New Stadium Insider, meanwhile, suggests this trick: "The Yankees don't officially allow re-entry, but if you go to Gate 6 via the Great Hall, you can wait in line to enter the Hard Rock Cafe, which is open to the public. Since it is open to the public, the Yankees have to stamp your ticket on the way in, allowing you re-entry to the stadium once you are done with your meal." If this really works, it would be the first known actual use for the Hard Rock Cafe.
With Boston in town, it was also the Boston media's turn to take a crack at reviewing Yankee Stadium 2.0, and Boston Herald sportswriter Steve Buckley responded with a long column revealing that:
- Bill Madden hates the new place, but Keith Olbermann loves it.
- Buckley thinks the renovated Fenway Park is "a perfumed-up dump."
- "It really is amazing how much it looks like the old Yankee Stadium, only bigger. The field dimensions and outfield fences are similar, and the seats are Yankee blue.
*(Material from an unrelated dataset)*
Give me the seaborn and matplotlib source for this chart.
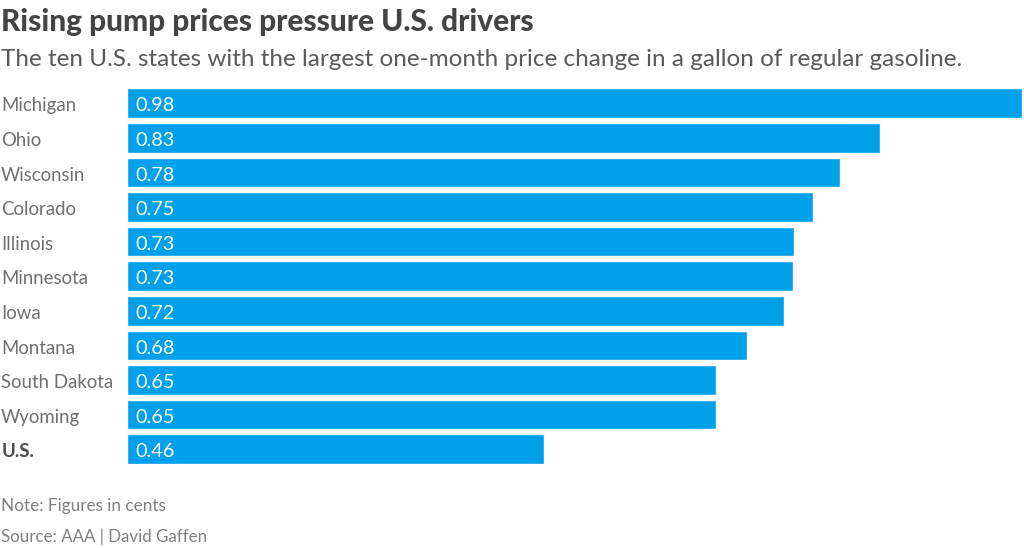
import matplotlib
matplotlib.use("Agg")
import matplotlib.pyplot as plt
import seaborn as sns
import pandas as pd

states = ["Michigan", "Ohio", "Wisconsin", "Colorado", "Illinois", "Minnesota", "Iowa", "Montana", "South Dakota", "Wyoming", "U.S."]
values = [0.98, 0.83, 0.78, 0.75, 0.73, 0.73, 0.72, 0.68, 0.65, 0.65, 0.46]
widths = [0.989, 0.8318, 0.7875, 0.7585, 0.7375, 0.7361, 0.7265, 0.6855, 0.6505, 0.6505, 0.4605]
title = "Rising pump prices pressure U.S. drivers"
subtitle = "The ten U.S. states with the largest one-month price change in a gallon of regular gasoline."
note = "Note: Figures in cents"
source = "Source: AAA | David Gaffen"

sns.set_theme(style="white")
plt.rcParams["font.family"] = ["Lato", "DejaVu Sans"]

W, H = 1024, 548
LEFT = 127.0
TOP = 85.9
BOTTOM = 466.5
fig = plt.figure(figsize=(W / 100, H / 100), dpi=100, facecolor="white")
ax = fig.add_axes([LEFT / W, 1 - BOTTOM / H, (1024 - LEFT) / W, (BOTTOM - TOP) / H])
df = pd.DataFrame({"state": states, "width": widths})
sns.barplot(data=df, x="width", y="state", color="#00a0ea", saturation=1, width=0.85, ax=ax)
ax.set_xlim(0, (1024 - LEFT) / 905)
ax.set_ylim(10.5, -0.5)
ax.set_xlabel("")
ax.set_ylabel("")
ax.set_xticks([])
ax.set_yticks(range(len(states)))
ax.set_yticklabels([])
ax.tick_params(length=0)
sns.despine(ax=ax, left=True, bottom=True)

trans = ax.get_yaxis_transform()
axw = 1024 - LEFT
for i, (s, v) in enumerate(zip(states, values)):
    is_us = s == "U.S."
    ax.text((1.2 - LEFT) / axw, i + 0.08, s, transform=trans, ha="left", va="center",
            fontsize=13.4, color="#4d4d4d" if is_us else "#707070",
            fontweight="bold" if is_us else "normal", clip_on=False)
    ax.text(8.5 / axw, i + 0.08, f"{v:.2f}", transform=trans, ha="left", va="center",
            fontsize=14.3, color="white")

fig.text(1 / W, 1 - 21.5 / H, title, fontsize=21.4, fontweight="black", color="#444444", ha="left", va="center")
fig.text(1 / W, 1 - 59 / H, subtitle, fontsize=17.5, color="#5a5a5a", ha="left", va="center")
fig.text(1 / W, 1 - 506 / H, note, fontsize=12.3, color="#808080", ha="left", va="center")
fig.text(1 / W, 1 - 537 / H, source, fontsize=12.2, color="#808080", ha="left", va="center")

fig.savefig("out.png", dpi=100)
The upper deck is adorned with the same style of frieze that was a signature feature in the pre-renovated original Yankee Stadium, and the Jumbotron in center field shows strikingly clear pictures." (This last is presumably an upgrade to the original 1923 Jumbotron.)
- Continues Buckley: "While the place has been ridiculed as an ill-timed, out-of-place monument to American excess, let’s not forget that the Yankees are the greatest franchise in American sports history. This new stadium is a monument to that success." So that would make it an ill-timed, appropriate monument to American excess?
April 05, 2009
Sale prices of Boston Red Sox opening day tickets on the secondary market — that's "legal ticket scalpers" to you and me — are down almost 50% from last year, yet another sign that the economy is having a major effect on demand for high-priced sports tickets. The New York Mets have also announced they're auctioning off unsold seats for their opening game at Citi Field, though given you're not allowed to bid less than the face value that was the reason the tickets went unsold in the first place, it'll be interesting to see how many bids the auction draws.